Pour rester dans le domaine du « biopic », Harvey Milk m'a fait songer au film de Milos Forman Larry Flynt. Or si le film de Forman (qui n'est pas son meilleur) me paraît mille fois plus passionnant, c'est qu'il y a une espèce de « dialectique » (pardon pour les grands mots) entre la cause défendue (la liberté d'expression, l'article 1 de la Constitution américaine) et le personnage qui n'a rien d'un saint. Le cinéaste parvenait parfaitement à mettre à jour cette contradiction : comment défendre un personnage peu sympathique (Larry Flynt est avant tout un marchand de soupe, un capitaliste roublard et un pornocrate plutôt vulgaire) au nom d'une cause juste ? Chez Gus Van Sant, il n'y a rien de ça : la Cause est juste (jamais la moindre contradiction n'est apportée), le personnage est un Juste (encore une fois, c'est un saint laïc) et le cinéaste n'a plus rien d'autre à faire que d'illustrer cette tautologie.

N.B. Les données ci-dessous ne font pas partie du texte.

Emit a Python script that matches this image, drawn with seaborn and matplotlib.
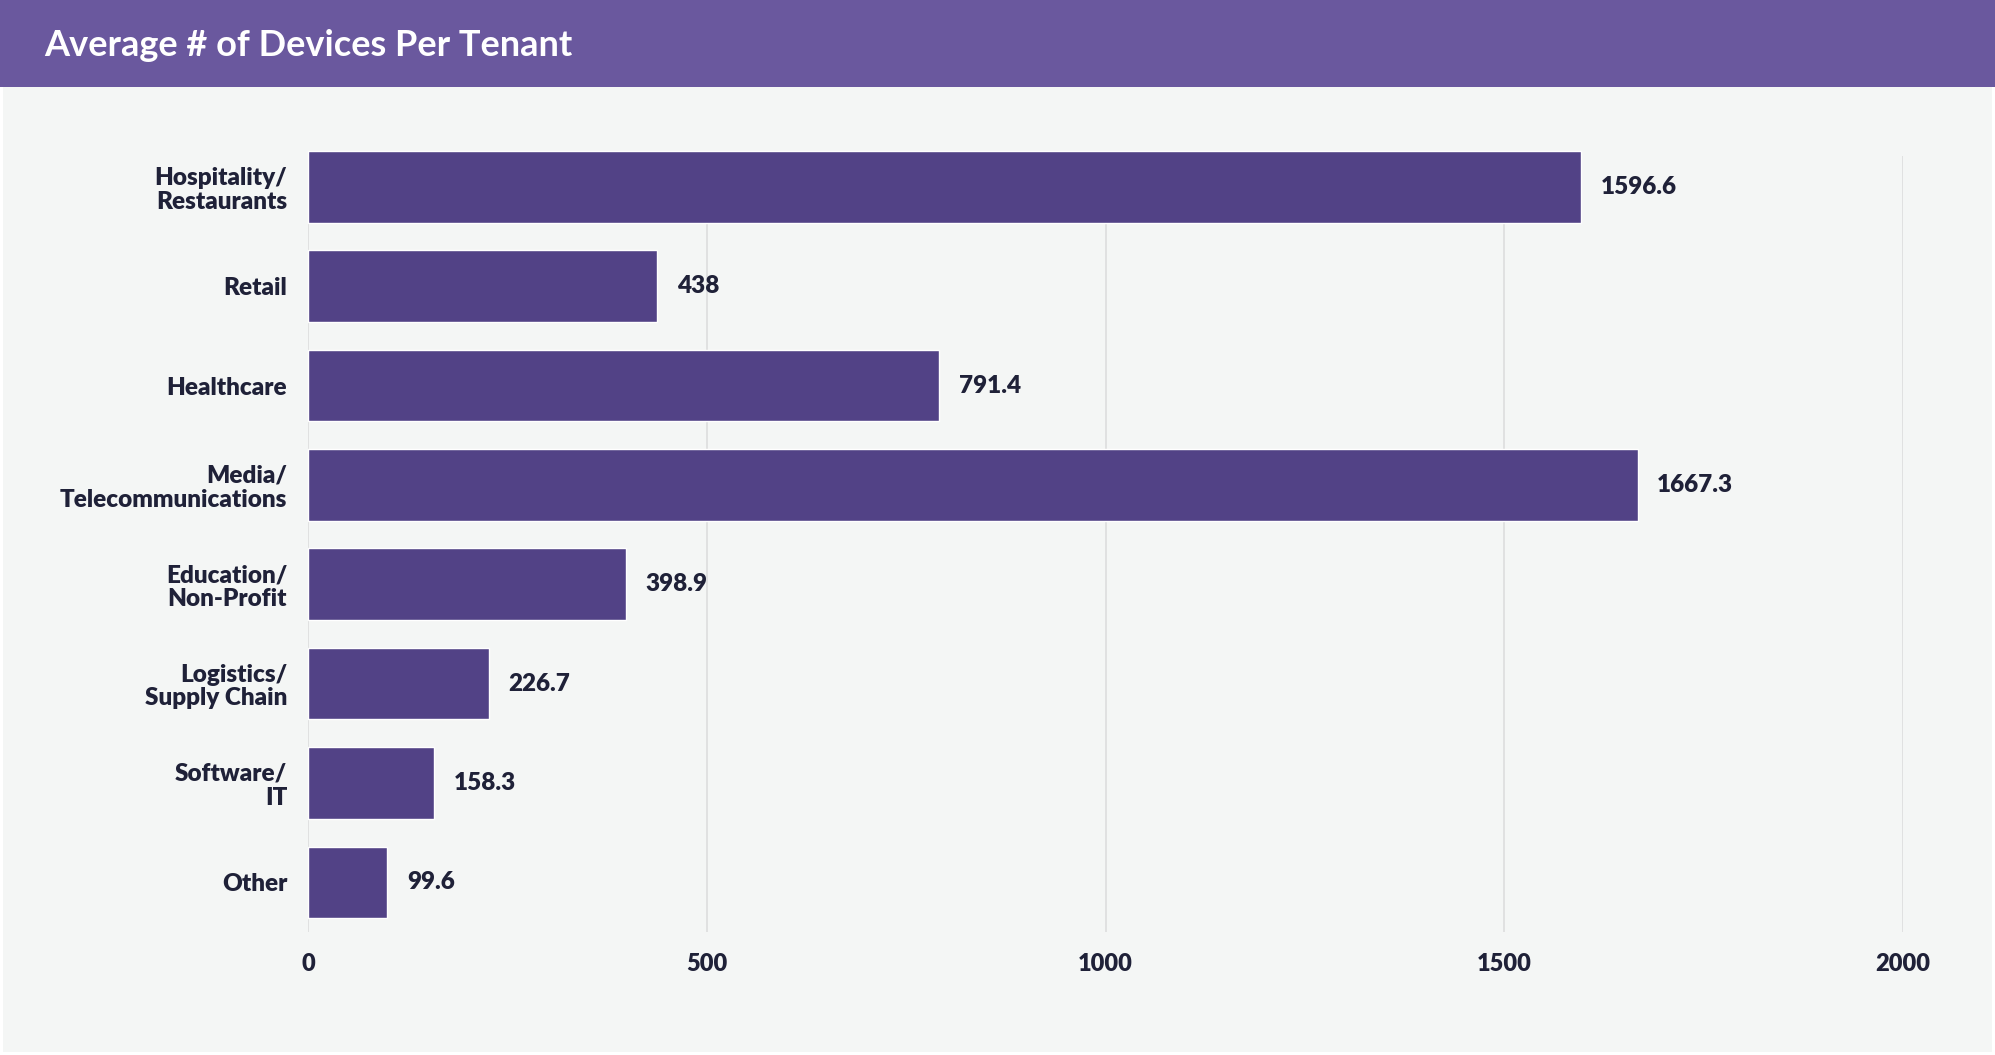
import matplotlib
matplotlib.use("Agg")
import matplotlib.pyplot as plt
import seaborn as sns
import pandas as pd
from matplotlib.patches import Rectangle

# Data
categories = [
    "Hospitality/\nRestaurants",
    "Retail",
    "Healthcare",
    "Media/\nTelecommunications",
    "Education/\nNon-Profit",
    "Logistics/\nSupply Chain",
    "Software/\nIT",
    "Other",
]
avg_devices = [1596.6, 438, 791.4, 1667.3, 398.9, 226.7, 158.3, 99.6]
value_labels = ["1596.6", "438", "791.4", "1667.3", "398.9", "226.7", "158.3", "99.6"]
x_ticks = [0, 500, 1000, 1500, 2000]
title = "Average # of Devices Per Tenant"

df = pd.DataFrame({"category": categories, "devices": avg_devices})

BG = "#f4f6f5"
HEADER = "#6a589e"
BAR = "#524286"
TEXT = "#1f2138"
GRID = "#dcdddd"
WEIGHT = "heavy"

sns.set_theme(style="white")
plt.rcParams["font.family"] = ["Lato", "DejaVu Sans"]

W, H = 1995, 1055
fig = plt.figure(figsize=(W / 100, H / 100), dpi=100, facecolor="white")

# Panel background and header band
fig.patches.append(Rectangle((3 / W, 3 / H), (W - 6) / W, (H - 90) / H,
                             transform=fig.transFigure, facecolor=BG,
                             edgecolor="none", zorder=-10))
fig.patches.append(Rectangle((0, (H - 87) / H), 1, 87 / H,
                             transform=fig.transFigure, facecolor=HEADER,
                             edgecolor="none", zorder=-5))
fig.text(44 / W, 1 - 45 / H, title, color="white", fontsize=26,
         fontweight="bold", ha="left", va="center")

left, right = 308 / W, 1903 / W
top, bottom = 1 - 156 / H, 1 - 932 / H
ax = fig.add_axes([left, bottom, right - left, top - bottom])
ax.set_zorder(2)
ax.patch.set_visible(False)

sns.barplot(data=df, x="devices", y="category", orient="h", color=BAR,
            saturation=1, width=0.72, ax=ax, zorder=3)
for bar in ax.patches:
    bar.set_clip_on(False)

ax.set_xlim(0, 2000)
ax.set_ylim(len(categories) - 0.5, -0.31)
ax.set_xticks(x_ticks)
ax.set_xticklabels([str(t) for t in x_ticks])
ax.set_xlabel("")
ax.set_ylabel("")

ax.set_axisbelow(True)
ax.grid(axis="x", color=GRID, linewidth=1.2)
ax.grid(axis="y", visible=False)
for s in ax.spines.values():
    s.set_visible(False)

ax.tick_params(axis="x", length=0, pad=15, labelsize=17, colors=TEXT)
ax.tick_params(axis="y", length=0, pad=15, labelsize=17.5, colors=TEXT)
for lbl in ax.get_xticklabels() + ax.get_yticklabels():
    lbl.set_fontweight(WEIGHT)
    lbl.set_linespacing(1.1)

for i, (v, txt) in enumerate(zip(avg_devices, value_labels)):
    ax.annotate(txt, xy=(v, i), xytext=(14, 0), textcoords="offset points",
                ha="left", va="center", fontsize=17.5, fontweight=WEIGHT,
                color=TEXT, zorder=4, annotation_clip=False)

fig.savefig("out.png", dpi=100, facecolor=fig.get_facecolor())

Du point de vue de la mise en scène, le cinéaste a suffisamment de métier pour impulser un certain rythme à son récit (le montage parallèle entre les images d'époque et la fiction est assez intéressant) mais c'est d'un classicisme sans relief et sans invention (à deux ou trois exceptions près). Encore une fois, même sans revenir sur ces sommets que constituent Gerry et Elephant, il me semble que Gus Van Sant avait plus de punch et d'ironie dans ses films « grands publics » comme Will Hunting ou le délicieux Prête à tout.

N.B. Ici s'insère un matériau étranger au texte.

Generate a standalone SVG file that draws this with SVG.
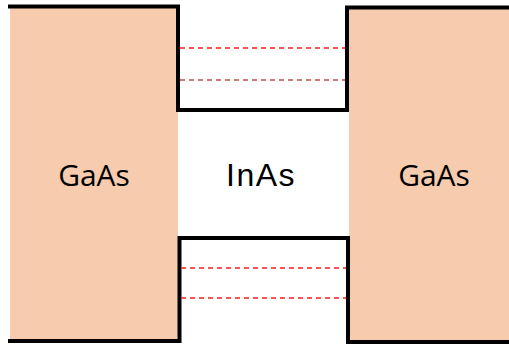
<svg xmlns="http://www.w3.org/2000/svg" width="509" height="346" viewBox="0 0 509 346">
<style>
.fill{fill:#F7CBAD;stroke:none}
.edge{fill:none;stroke:#000;stroke-width:4;stroke-linejoin:miter;stroke-linecap:square}
.dash{fill:none;stroke:#FF1A1A;stroke-width:1.3;stroke-dasharray:5,4}
.dash2{fill:none;stroke:#C0504D;stroke-width:1.5;stroke-dasharray:5,4}
.lbl{font-family:"Open Sans","Liberation Sans",sans-serif;font-size:30px;fill:#000;text-anchor:middle}
.lbl2{font-family:"Liberation Sans",Arial,sans-serif;font-size:32px;fill:#000;text-anchor:middle;letter-spacing:1.5px}
</style>
<g id="left-gaas">
<rect class="fill" x="10" y="7" width="168" height="334"/>
<text class="lbl" x="94" y="186">GaAs</text>
</g>
<g id="right-gaas">
<rect class="fill" x="349" y="8" width="160" height="334"/>
<text class="lbl" x="434" y="186">GaAs</text>
</g>
<g id="inas">
<text class="lbl2" x="261" y="186">InAs</text>
</g>
<g id="connectors">
<path class="edge" d="M10,6.5 H178 V110 H347 V7.5 H509"/>
<path class="edge" d="M10,341 H179.5 V238 H348 V342 H509"/>
<line class="dash" x1="180" y1="48" x2="345" y2="48"/>
<line class="dash2" x1="180" y1="80" x2="345" y2="80"/>
<line class="dash" x1="181" y1="268" x2="346" y2="268"/>
<line class="dash" x1="181" y1="298" x2="346" y2="298"/>
</g>
</svg>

Harvey Milk est un film à thèse à la Hollywood, c'est-à-dire assez roublard et extrêmement bien-pensant. Résultat, le spectateur s'ennuie et ne rêve dès lors plus qu'au prochain film du cinéaste, en espérant sincèrement qu'il retrouve des sentiers plus personnels...



[1] Lu dans Télérama de cette semaine, cette brève qui fait froid dans le dos : « Escroqueries, atteintes aux mineurs, propos racistes...En un mois et demi, 300.000 internautes se sont connectés sur www.internet-signalement.gouv.fr, et plus de 7000 affaires suspectes ont été révélées, se félicite Michèle Alliot-Marie ». On voit que la délation a toujours de beaux jours devant elle dans notre belle France ! Mais toujours au nom du Bien suprême!